** start **
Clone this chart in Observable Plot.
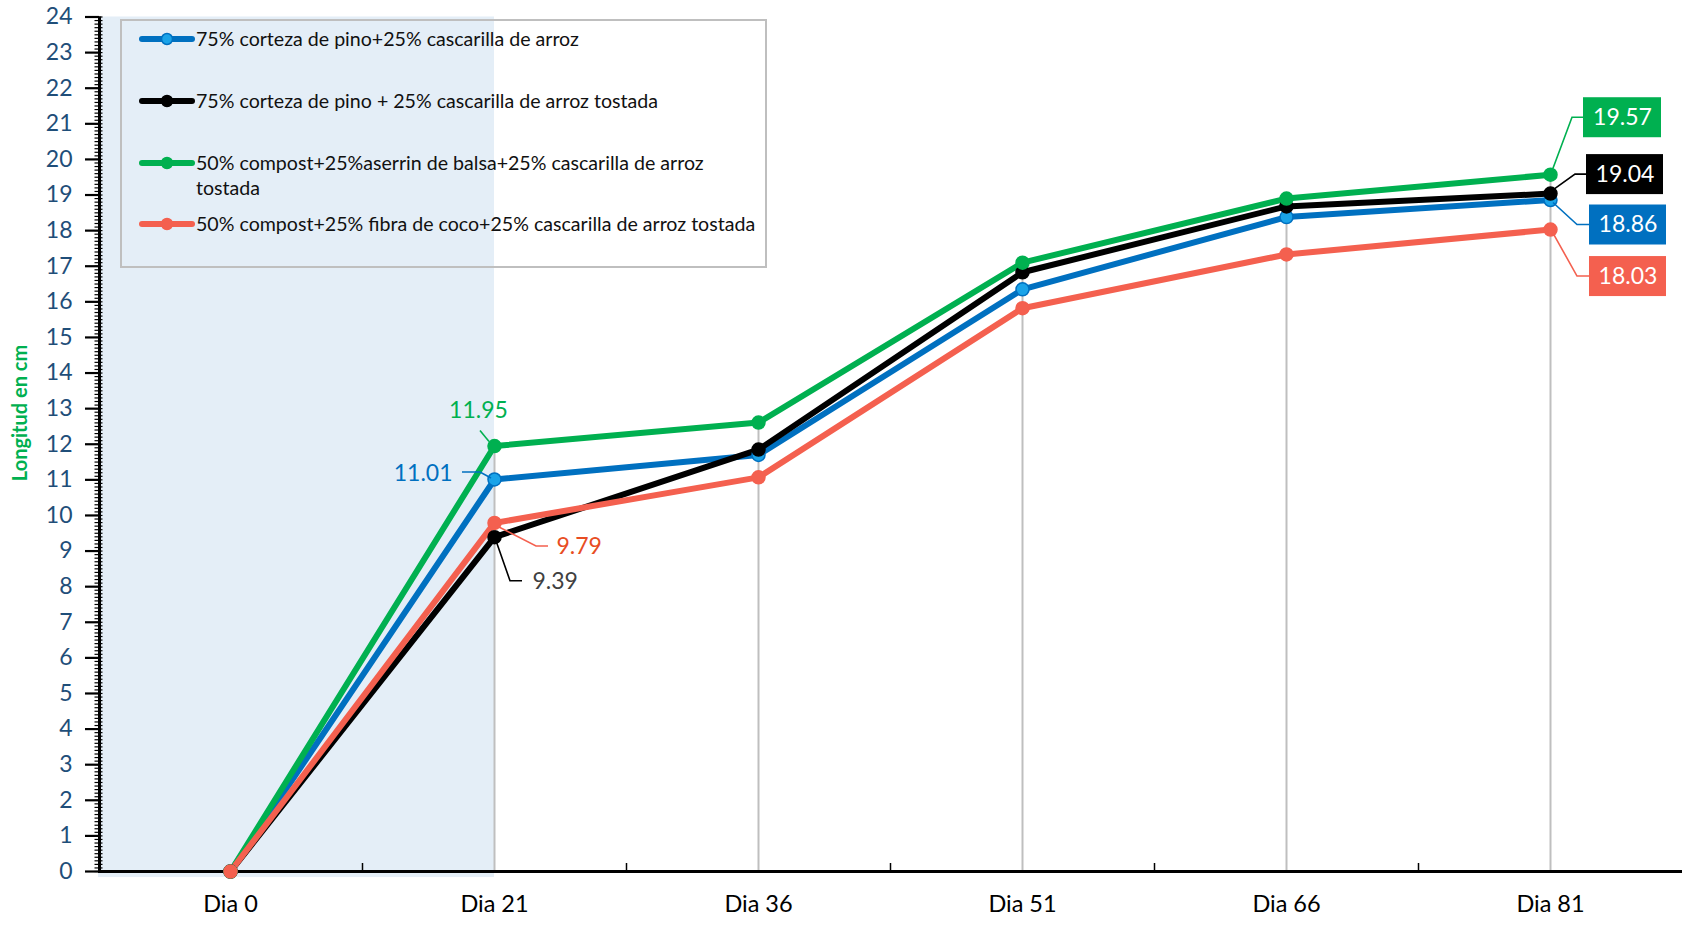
<!DOCTYPE html>
<html><head><meta charset="utf-8">
<script src="https://cdn.jsdelivr.net/npm/d3@7"></script>
<script src="https://cdn.jsdelivr.net/npm/@observablehq/plot@0.6"></script>
<style>
body{margin:0;background:#fff;font-family:Lato,"Open Sans",sans-serif}
#wrap{position:relative;width:1682px;height:926px;overflow:hidden}
#wrap svg.plot{position:absolute;left:0;top:0}
#legend{position:absolute;left:120px;top:19px;width:647px;height:249px;border:2px solid #BFBFBF;box-sizing:border-box}
.item{position:absolute;left:0;font-size:19.6px;color:#111;line-height:25px;white-space:nowrap}
.item svg{position:absolute;left:17px;top:6px}
.item span{position:absolute;left:74px;top:0}
#ytitle{position:absolute;left:19px;top:413px;transform:translate(-50%,-50%) rotate(-90deg);color:#00B050;font-weight:bold;font-size:20px;white-space:nowrap}
</style></head><body><div id="wrap"></div>
<script>
const categories = ["Dia 0","Dia 21","Dia 36","Dia 51","Dia 66","Dia 81"];
const seriesNames = [
  "75% corteza de pino+25% cascarilla de arroz",
  "75% corteza de pino + 25% cascarilla de arroz tostada",
  "50% compost+25%aserrin de balsa+25% cascarilla de arroz tostada",
  "50% compost+25% fibra de coco+25% cascarilla de arroz tostada"
];
const blueValues  = [0, 11.01, 11.70, 16.35, 18.38, 18.86];
const blackValues = [0, 9.39, 11.85, 16.83, 18.68, 19.04];
const greenValues = [0, 11.95, 12.61, 17.10, 18.90, 19.57];
const redValues   = [0, 9.79, 11.07, 15.82, 17.33, 18.03];
const yTicks = d3.range(0, 25, 1);
const yMinorTicks = d3.range(0, 240.5, 1).map(v => v / 10);
const shadeUntil = "Dia 21";

const lineColors = ["#0070C0", "#000000", "#00B050", "#F4604F"];
const markerFill = ["#1AA3E8", "#000000", "#00B050", "#F4604F"];
const allValues = [blueValues, blackValues, greenValues, redValues];

const rows = [];
allValues.forEach((vals, k) => vals.forEach((v, i) => rows.push({k, name: seriesNames[k], i, value: v})));
const drops = categories.map((c, i) => ({i, max: d3.max(allValues, vals => vals[i])})).filter(d => d.i > 0);

// label annotations: series k, category i, offsets in px relative to point
const labelSpecs = [
  {k: 2, i: 1, dx: -16, dy: -35, anchor: "middle", color: "#00B050", path: [[-14,-15],[-5,-4]]},
  {k: 0, i: 1, dx: -42, dy: -6, anchor: "end", color: "#0070C0", path: [[-32,-7],[-14,-7],[-3,-1]]},
  {k: 3, i: 1, dx: 62, dy: 23.5, anchor: "start", color: "#E84C22", lineColor: "#F4604F", path: [[4,4],[42,23.5],[54,23.5]]},
  {k: 1, i: 1, dx: 38, dy: 44, anchor: "start", color: "#404040", lineColor: "#000", path: [[2,4],[16,44],[28,44]]},
  {k: 2, i: 5, dx: 72, dy: -57, box: [33,-77,78,40], color: "#fff", lineColor: "#00B050", path: [[3,-6],[22,-57],[33,-57]]},
  {k: 1, i: 5, dx: 74.5, dy: -19, box: [36,-39,77,40], color: "#fff", lineColor: "#000", path: [[4,-4],[25,-19],[36,-19]]},
  {k: 0, i: 5, dx: 77.5, dy: 25, box: [39,5,77,40], color: "#fff", lineColor: "#0070C0", path: [[3,3],[27,25],[39,25]]},
  {k: 3, i: 5, dx: 77.5, dy: 47, box: [39,27,77,40], color: "#fff", lineColor: "#F4604F", path: [[3,4],[27,47],[39,47]]}
];

function annotations(index, scales) {
  const g = d3.create("svg:g");
  for (const s of labelSpecs) {
    const px = scales.x(s.i), py = scales.y(allValues[s.k][s.i]);
    g.append("polyline")
      .attr("points", s.path.map(([a, b]) => `${px + a},${py + b}`).join(" "))
      .attr("fill", "none").attr("stroke", s.lineColor || s.color).attr("stroke-width", 1.6);
    if (s.box) {
      g.append("rect").attr("x", px + s.box[0]).attr("y", py + s.box[1])
        .attr("width", s.box[2]).attr("height", s.box[3]).attr("fill", lineColors[s.k]);
    }
  }
  return g.node();
}

const shadeEnd = categories.indexOf(shadeUntil);

const plot = Plot.plot({
  width: 1682, height: 926,
  marginLeft: 98, marginRight: 0, marginTop: 16.5, marginBottom: 55,
  style: {fontFamily: "Lato, 'Open Sans', sans-serif", background: "transparent"},
  x: {type: "linear", domain: [-0.5, categories.length - 0.5], label: null},
  y: {domain: [0, 24], label: null},
  color: {domain: seriesNames, range: lineColors},
  marks: [
    Plot.rect([{}], {x1: -0.5, x2: shadeEnd, y1: -0.17, y2: 24, fill: "#E4EEF7"}),
    Plot.ruleX(drops, {x: "i", y1: 0, y2: "max", stroke: "#BFBFBF", strokeWidth: 2}),
    Plot.axisY(yMinorTicks, {anchor: "left", tickSize: 8, dx: 4.5, tickFormat: () => "", stroke: "#000", strokeWidth: 1.2}),
    Plot.axisY(yTicks, {anchor: "left", tickSize: 14, dx: 1, tickPadding: 13, fontSize: 23, fill: "#1F4E79", stroke: "#000", strokeWidth: 2.2}),
    Plot.ruleX([-0.5], {y1: 0, y2: 24, stroke: "#000", strokeWidth: 3, dx: 1}),
    Plot.ruleY([0], {stroke: "#000", strokeWidth: 3}),
    Plot.axisX(d3.range(0.5, categories.length - 0.5, 1), {anchor: "bottom", tickSize: 8, dy: -8, tickFormat: () => "", stroke: "#000", strokeWidth: 1.5}),
    Plot.axisX(d3.range(0, categories.length), {anchor: "bottom", tickSize: 0, tickPadding: 24, tickFormat: i => categories[i], fontSize: 23.5, fill: "#000"}),
    Plot.line(rows, {x: "i", y: "value", z: "k", stroke: d => lineColors[d.k], strokeWidth: 6, strokeLinejoin: "round", strokeLinecap: "round"}),
    Plot.dot(rows, {x: "i", y: "value", r: 6.5, fill: d => markerFill[d.k], stroke: d => lineColors[d.k], strokeWidth: 1.5}),
    annotations,
    ...labelSpecs.map(s => Plot.text([s], {
      x: "i", y: d => allValues[d.k][d.i], text: d => allValues[d.k][d.i].toFixed(2),
      dx: s.dx, dy: s.dy, textAnchor: s.anchor || "middle", fill: s.color, fontSize: 23
    }))
  ]
});
plot.classList.add("plot");
const wrap = document.getElementById("wrap");
wrap.appendChild(plot);

const legend = document.createElement("div");
legend.id = "legend";
const rowTops = [5, 67, 129, 190];
seriesNames.forEach((name, k) => {
  const it = document.createElement("div");
  it.className = "item";
  it.style.top = rowTops[k] + "px";
  const parts = k === 2 ? ["50% compost+25%aserrin de balsa+25% cascarilla de arroz", "tostada"] : [name];
  it.innerHTML = `<svg width="56" height="14"><line x1="3" y1="7" x2="53" y2="7" stroke="${lineColors[k]}" stroke-width="6" stroke-linecap="round"/><circle cx="28" cy="7" r="5.5" fill="${markerFill[k]}" stroke="${lineColors[k]}" stroke-width="1.5"/></svg><span>${parts.join("<br>")}</span>`;
  legend.appendChild(it);
});
wrap.appendChild(legend);

const yt = document.createElement("div");
yt.id = "ytitle";
yt.textContent = "Longitud en cm";
wrap.appendChild(yt);
</script>
</body></html>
** end **
▶ **Task instructions**: From the opening line of the listing above through the line bearing "blackValues, greenValues, redValues];", repeat each line exactly. Drop every picture.

▶ **Answer to this problem**:
Clone this chart in Observable Plot.
<!DOCTYPE html>
<html><head><meta charset="utf-8">
<script src="https://cdn.jsdelivr.net/npm/d3@7"></script>
<script src="https://cdn.jsdelivr.net/npm/@observablehq/plot@0.6"></script>
<style>
body{margin:0;background:#fff;font-family:Lato,"Open Sans",sans-serif}
#wrap{position:relative;width:1682px;height:926px;overflow:hidden}
#wrap svg.plot{position:absolute;left:0;top:0}
#legend{position:absolute;left:120px;top:19px;width:647px;height:249px;border:2px solid #BFBFBF;box-sizing:border-box}
.item{position:absolute;left:0;font-size:19.6px;color:#111;line-height:25px;white-space:nowrap}
.item svg{position:absolute;left:17px;top:6px}
.item span{position:absolute;left:74px;top:0}
#ytitle{position:absolute;left:19px;top:413px;transform:translate(-50%,-50%) rotate(-90deg);color:#00B050;font-weight:bold;font-size:20px;white-space:nowrap}
</style></head><body><div id="wrap"></div>
<script>
const categories = ["Dia 0","Dia 21","Dia 36","Dia 51","Dia 66","Dia 81"];
const seriesNames = [
  "75% corteza de pino+25% cascarilla de arroz",
  "75% corteza de pino + 25% cascarilla de arroz tostada",
  "50% compost+25%aserrin de balsa+25% cascarilla de arroz tostada",
  "50% compost+25% fibra de coco+25% cascarilla de arroz tostada"
];
const blueValues  = [0, 11.01, 11.70, 16.35, 18.38, 18.86];
const blackValues = [0, 9.39, 11.85, 16.83, 18.68, 19.04];
const greenValues = [0, 11.95, 12.61, 17.10, 18.90, 19.57];
const redValues   = [0, 9.79, 11.07, 15.82, 17.33, 18.03];
const yTicks = d3.range(0, 25, 1);
const yMinorTicks = d3.range(0, 240.5, 1).map(v => v / 10);
const shadeUntil = "Dia 21";

const lineColors = ["#0070C0", "#000000", "#00B050", "#F4604F"];
const markerFill = ["#1AA3E8", "#000000", "#00B050", "#F4604F"];
const allValues = [blueValues, blackValues, greenValues, redValues];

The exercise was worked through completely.